Emerging Tech

In China, a deep brain stimulation implant is being used to treat addiction

Deep brain stimulation is a procedure in which a pacemaker-like “neurostimulator” is used to zap specific regions of the brain. While it’s not yet fully understood, early research indicates that it could be useful for treating a range of neurological disorders, including Parkinson’s, Alzheimer’s, and depression.

Now researchers in China have taken the next step by implanting a deep brain stimulation device into a person’s brain to treat their addiction to methamphetamine. The operation, which was carried out at Shanghai’s Ruijin Hospital, is among the first of its kind to have taken place for this purpose. Attempts are also being made to use it to combat opioid addiction.

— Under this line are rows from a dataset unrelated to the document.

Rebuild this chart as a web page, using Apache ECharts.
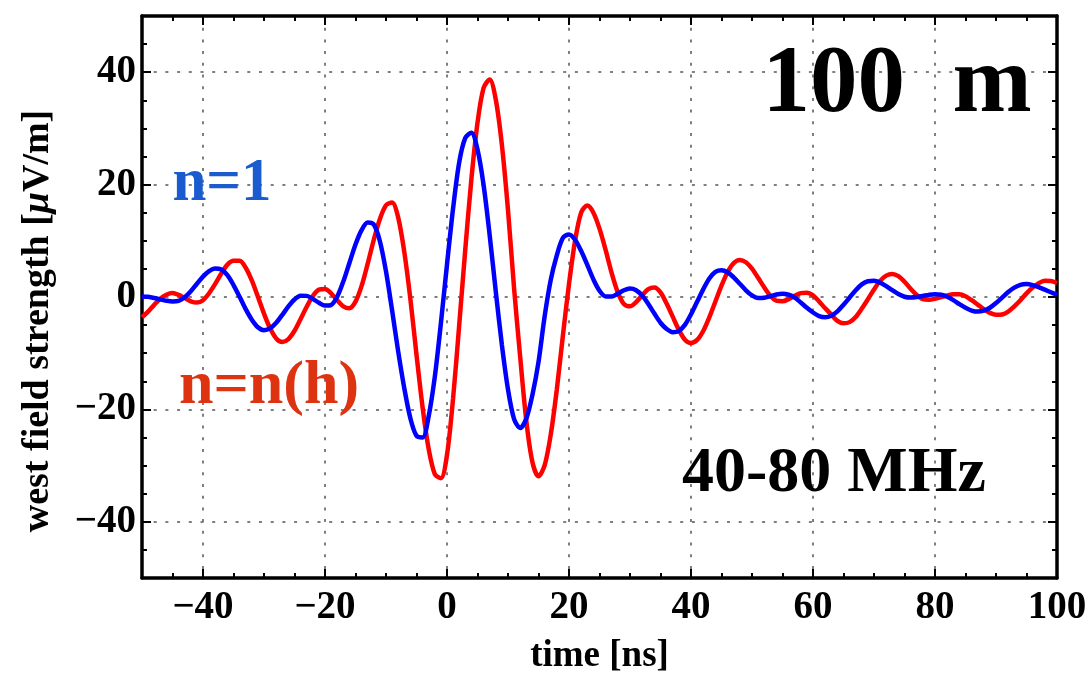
<!DOCTYPE html>
<html>
<head>
<meta charset="utf-8">
<script src="https://cdn.jsdelivr.net/npm/echarts@6/dist/echarts.min.js"></script>
<style>
html,body{margin:0;padding:0;background:#fff;}
#chart{width:1092px;height:674px;}
</style>
</head>
<body>
<div id="chart"></div>
<script>
// time axis (ns), one sample per ns from -50 to 100
const timeStart = -50;
const redNH = [
 -3.6,-2.6,-1.4,-0.3,0.4,0.7,0.38,-0.2,-0.76,-1.0,
 -0.58,0.67,2.34,4.17,5.76,6.45,6.44,5.21,2.95,0.06,
 -2.96,-5.58,-7.37,-8.0,-7.48,-6.0,-3.9,-1.73,0.17,1.31,
 1.43,0.66,-0.57,-1.65,-2.0,-0.83,1.97,5.94,10.19,13.88,
 16.33,16.82,14.13,8.0,-0.39,-10.27,-19.66,-27.07,-31.5,-32.26,
 -28.08,-18,-5,8.5,21,31,37.2,38.7,35.1,27.06,
 15.47,1.5,-10.7,-22.0,-29.35,-31.9,-29.97,-24.53,-16.48,-6.84,
 2.32,10.03,15.05,16.26,15.0,12.16,8.38,4.24,0.82,-1.25,
 -1.66,-0.92,0.31,1.39,1.68,0.81,-1.17,-3.5,-5.82,-7.6,
 -8.2,-7.64,-6.04,-3.61,-0.8,2.01,4.44,6.04,6.6,6.19,
 5.05,3.42,1.72,0.24,-0.65,-0.76,-0.38,0.21,0.69,0.77,
 0.28,-0.8,-2.01,-3.13,-4.26,-4.69,-4.47,-3.56,-2.06,-0.39,
 1.33,2.87,3.81,4.1,3.7,2.72,1.48,0.37,-0.38,-0.48,
 -0.32,-0.03,0.27,0.47,0.47,0.13,-0.57,-1.35,-2.16,-2.83,
 -3.17,-3.11,-2.61,-1.68,-0.58,0.64,1.68,2.47,2.88,2.85,
 2.5
];
const blueN1 = [
 0.1,0.03,-0.17,-0.43,-0.66,-0.79,-0.69,-0.05,1.03,2.36,
 3.63,4.6,5.07,4.88,3.89,2.13,0.04,-2.16,-4.03,-5.37,
 -5.9,-5.59,-4.6,-3.17,-1.68,-0.44,0.24,0.2,-0.33,-1.03,
 -1.53,-1.41,0.05,2.75,6.05,9.35,11.9,13.25,12.9,9.93,
 4.55,-2.39,-9.7,-16.25,-21.6,-24.7,-25.0,-21.18,-14.2,-4.66,
 5.8,15.78,23.95,28.3,29.24,26.24,19.91,10.96,0.94,-8.54,
 -16.45,-21.72,-23.3,-21.64,-17.43,-11.57,-3.5,3.0,7.4,10.5,
 11.14,10.19,8.18,5.71,3.14,1.12,0.11,0.09,0.6,1.2,
 1.5,1.2,0.25,-1.23,-2.95,-4.58,-5.68,-6.27,-6.07,-4.97,
 -3.08,-0.86,1.36,3.3,4.49,4.78,4.4,3.5,2.35,1.2,
 0.28,-0.18,-0.14,0.14,0.45,0.6,0.43,-0.11,-0.98,-1.92,
 -2.76,-3.39,-3.6,-3.33,-2.56,-1.39,-0.09,1.21,2.25,2.8,
 2.87,2.56,1.94,1.22,0.53,0.05,-0.1,-0.01,0.18,0.38,
 0.49,0.42,0.05,-0.55,-1.27,-1.92,-2.41,-2.6,-2.44,-1.91,
 -1.08,-0.1,0.88,1.66,2.17,2.3,2.12,1.75,1.3,0.85,
 0.4
];
const xTicks = [-40,-20,0,20,40,60,80,100];
const yTicks = [-40,-20,0,20,40];
const xRange = [-50, 100];
const yRange = [-50, 50];

const toPairs = arr => arr.map((v, i) => [timeStart + i, v]);

const FONT = '"Liberation Serif", "Times New Roman", serif';
const gridDash = {color:'#7f7f7f', width:2, type:[3,8.7]};
const tickFmt = v => (v < 0 ? '\u2212' + Math.abs(v) : String(v));

function majorAxis(pos, range, ticks, main, extra) {
  return Object.assign({
    type:'value', position:pos, min:range[0], max:range[1],
    axisLine:{show:true, onZero:false, lineStyle:{color:'#000', width:3.5}},
    axisTick:{show:true, inside:true, length:9, customValues:ticks, lineStyle:{color:'#000', width:2}},
    axisLabel:{show:main, customValues:ticks, color:'#000', fontFamily:FONT, fontWeight:'bold', fontSize:39, formatter:tickFmt},
    splitLine:{show:main, lineStyle:gridDash},
    minorTick:{show:false}
  }, extra || {});
}
function minorAxis(pos, range) {
  return {
    type:'value', position:pos, min:range[0], max:range[1], interval:5,
    axisLine:{show:false, onZero:false},
    axisTick:{show:true, inside:true, length:5, lineStyle:{color:'#000', width:2}},
    axisLabel:{show:false}, splitLine:{show:false}
  };
}

const chart = echarts.init(document.getElementById('chart'), null, {renderer:'canvas'});
chart.setOption({
  animation:false,
  backgroundColor:'#fff',
  grid:{left:142, right:35, top:16, bottom:96, containLabel:false, outerBoundsMode:'none'},
  xAxis:[
    majorAxis('bottom', xRange, xTicks, true, {
      name:'time [ns]', nameLocation:'middle', nameGap:60,
      nameTextStyle:{color:'#000', fontFamily:FONT, fontWeight:'bold', fontSize:37},
      axisLabel:{show:true, customValues:xTicks, color:'#000', fontFamily:FONT, fontWeight:'bold', fontSize:39, margin:10, formatter:tickFmt}
    }),
    minorAxis('bottom', xRange),
    majorAxis('top', xRange, xTicks, false),
    minorAxis('top', xRange)
  ],
  yAxis:[
    majorAxis('left', yRange, yTicks, true, {
      axisLabel:{show:true, customValues:yTicks, color:'#000', fontFamily:FONT, fontWeight:'bold', fontSize:39, margin:6, formatter:tickFmt}
    }),
    minorAxis('left', yRange),
    majorAxis('right', yRange, yTicks, false),
    minorAxis('right', yRange)
  ],
  series:[
    {type:'line', name:'n=n(h)', xAxisIndex:0, yAxisIndex:0, data:toPairs(redNH), showSymbol:false, smooth:0.3,
     lineStyle:{color:'#ff0000', width:4.5}, z:3},
    {type:'line', name:'n=1', xAxisIndex:0, yAxisIndex:0, data:toPairs(blueN1), showSymbol:false, smooth:0.3,
     lineStyle:{color:'#0000ff', width:4.5}, z:4}
  ],
  graphic:[
    {type:'text', x:38, y:321, rotation:Math.PI/2, z:10, style:{
      text:'{a|west field strength [}{b|\u03bc}{a|V/m]}', textAlign:'center', textVerticalAlign:'middle',
      rich:{
        a:{fill:'#000', fontFamily:FONT, fontWeight:'bold', fontSize:38},
        b:{fill:'#000', fontFamily:FONT, fontWeight:'bold', fontStyle:'italic', fontSize:38}
      }}},
    {type:'text', x:897, y:86, z:10, style:{text:'100  m', fill:'#000', font:'bold 95px ' + FONT, textAlign:'center', textVerticalAlign:'middle'}},
    {type:'text', x:222, y:184, z:10, style:{text:'n=1', fill:'#1a5ccf', font:'bold 61px ' + FONT, textAlign:'center', textVerticalAlign:'middle'}},
    {type:'text', x:269, y:387, z:10, style:{text:'n=n(h)', fill:'#dd3311', font:'bold 62px ' + FONT, textAlign:'center', textVerticalAlign:'middle'}},
    {type:'text', x:834, y:474, z:10, style:{text:'40-80 MHz', fill:'#000', font:'bold 64px ' + FONT, textAlign:'center', textVerticalAlign:'middle'}}
  ]
});
</script>
</body>
</html>
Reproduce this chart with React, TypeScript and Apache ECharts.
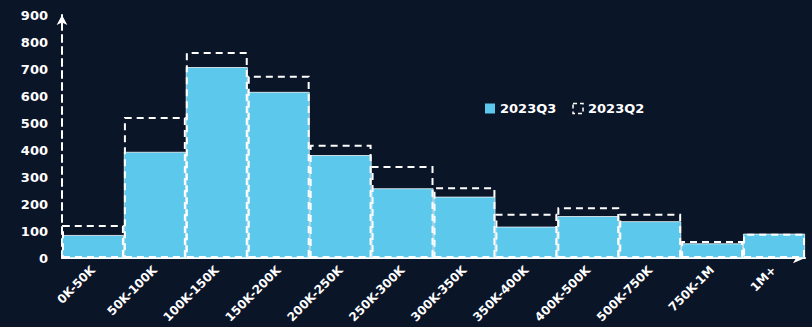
import React, { useEffect, useRef } from "react";
import * as echarts from "echarts";

const categories = ["0K-50K", "50K-100K", "100K-150K", "150K-200K", "200K-250K", "250K-300K", "300K-350K", "350K-400K", "400K-500K", "500K-750K", "750K-1M", "1M+"];
const q3Values = [85, 393, 707, 615, 381, 258, 227, 116, 155, 136, 54, 90];
const q2Values = [122, 522, 763, 675, 419, 341, 262, 164, 188, 164, 63, 90];
const yTicks = [0, 100, 200, 300, 400, 500, 600, 700, 800, 900];

const FONT = "DejaVu Sans";
const BG = "#0b1528";
const FILL = "#5bc8ec";

export default function App() {
  const ref = useRef<HTMLDivElement>(null);
  useEffect(() => {
    if (!ref.current) return;
    const chart = echarts.init(ref.current, null, { renderer: "svg" });
    chart.setOption({
      animation: false,
      backgroundColor: BG,
      textStyle: { fontFamily: FONT },
      grid: { left: 62, right: 7, top: 15, bottom: 69, containLabel: false },
      legend: {
        left: 480,
        top: 97,
        itemWidth: 10,
        itemHeight: 10,
        itemGap: 16,
        textStyle: { color: "#ffffff", fontFamily: FONT, fontWeight: "bold", fontSize: 13 },
        data: [
          { name: "2023Q3", icon: "rect", itemStyle: { color: FILL, borderWidth: 0 } },
          { name: "2023Q2", icon: "rect", itemStyle: { color: "transparent", borderColor: "#ffffff", borderWidth: 1.5, borderType: [4, 3] } },
        ],
      },
      xAxis: {
        type: "category",
        data: categories,
        axisTick: { show: false },
        axisLine: { show: true, symbol: ["none", "arrow"], symbolSize: [8, 12], lineStyle: { color: "#ffffff", width: 2 } },
        axisLabel: { color: "#ffffff", fontFamily: FONT, fontWeight: "bold", fontSize: 12, rotate: 45, margin: 10, interval: 0 },
        splitLine: { show: false },
      },
      yAxis: {
        type: "value",
        min: 0,
        max: yTicks[yTicks.length - 1],
        interval: 100,
        axisLine: { show: true, symbol: ["none", "arrow"], symbolSize: [8, 10], lineStyle: { color: "#ffffff", width: 2, type: [7, 5] } },
        axisTick: { show: false },
        splitLine: { show: false },
        axisLabel: { color: "#ffffff", fontFamily: FONT, fontWeight: "bold", fontSize: 13, margin: 14 },
      },
      series: [
        {
          name: "2023Q3",
          type: "bar",
          data: q3Values,
          barWidth: "100%",
          barGap: "-100%",
          itemStyle: { color: FILL, borderColor: "#ffffff", borderWidth: 0.75 },
          z: 2,
        },
        {
          name: "2023Q2",
          type: "bar",
          data: q2Values,
          barWidth: "100%",
          barGap: "-100%",
          itemStyle: { color: "transparent", borderColor: "#ffffff", borderWidth: 2, borderType: [7, 5] },
          z: 3,
        },
      ],
    });
    return () => chart.dispose();
  }, []);
  return <div ref={ref} style={{ width: 812, height: 327, position: "absolute", left: 0, top: 0 }} />;
}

According to the Associated Press, “[w]hile Western attempts to push forward with human trials of DBS for addiction have foundered, China is emerging as a hub for this research.” Part of the challenge involves struggles to recruit patients for DBS addiction studies in the West. In China, which has a long (and controversial) history of brain surgery for drug addiction, the government and medical device makers are much happier to pay for this research to be carried out.

Speaking to the AP, the patient described the procedure by saying that, “This machine is pretty magical. [The doctor] adjusts it to make you happy and you’re happy, to make you nervous and you’re nervous. It controls your happiness, anger, grief, and joy.” The article notes that the procedure was carried out in October, and the patient has not suffered a drug-related relapse since then.

This isn’t the first time we’ve covered experimental work for battling addiction. Recently, researchers from the University of Chicago used the CRISPR gene-editing platform to modify the DNA of skin cells in mice in order to make them resistant to cocaine addiction. However, this research has yet to be developed close to the point at which human trials may be on the table as a possibility.

Ultimately, scientific developments such as these are exciting because of what they suggest about future, life-enhancing possibilities. But there is a minefield of complex ethical issues involved. Until comprehensive studies can be carried out showing that this type of work is safe and beneficial, we hope that all involved will proceed with extreme caution. Because rushing ahead just to claim that you’re first is absolutely the wrong approach to medicine.